One thing I've learned is that pro short term traders don't go for homeruns, they only have a plan for if a trade can turn into a homerun. But pro short term traders just try to capture high probability short term moves. 10 ticks, 20 ticks, whatever. If you can make 20 ticks (20 ticks = 5 ES points) per day for the rest of your life, you should be happy with that. That's better than the median income in the USA.
So my suggestion to you to be profitable in sim would be to stop looking at the gain porn on twitter/elite trader and try to capture one or two good moves per day. Good moves doesn't mean 1 full ATR or whatever. Just means one level to the next, for example.
For each trade, give yourself two tries on it. Set your stops tight.

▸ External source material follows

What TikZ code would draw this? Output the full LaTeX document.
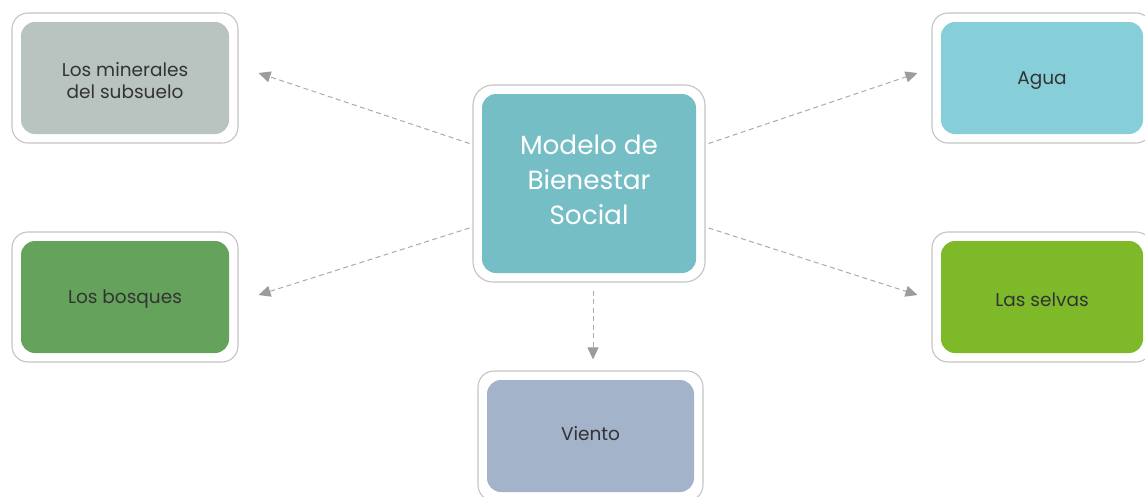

If the trade stops out, re-assess whether your thesis was correct and you just got caught up in volatility and wait for another good entry. If that one also stops out, then DO NOT GO TO ANOTHER CHART OR TIMEFRAME, just wait for the NEXT good setup. Only keep trading if you are making good trades.
For your first trade, start with a small position. If you get a strong signal in your direction, look to add on pullbacks/retraces till it hits your target or the trade is no longer valid. If you are short term trading, do not set your target based on the weekly chart (though sometimes that is useful). One useful approach (IMO) Is to use tick charts and set levels based on "congestion" in the charts. So where there was a fight between bulls and bears. Time charts can sometimes show this, but tick charts _always_ show this, and they sort of correct for volatility which time charts do not.
You can do it. There is a slight adjustment you need to make that has nothing to do with Brooks. The problem is that you are probably trying to capture home runs off of one entry. You can build up a huge trade by continually adding on pullbacks. That way your initial risk is low but you keep adding as your signal gets stronger rather than averaging down.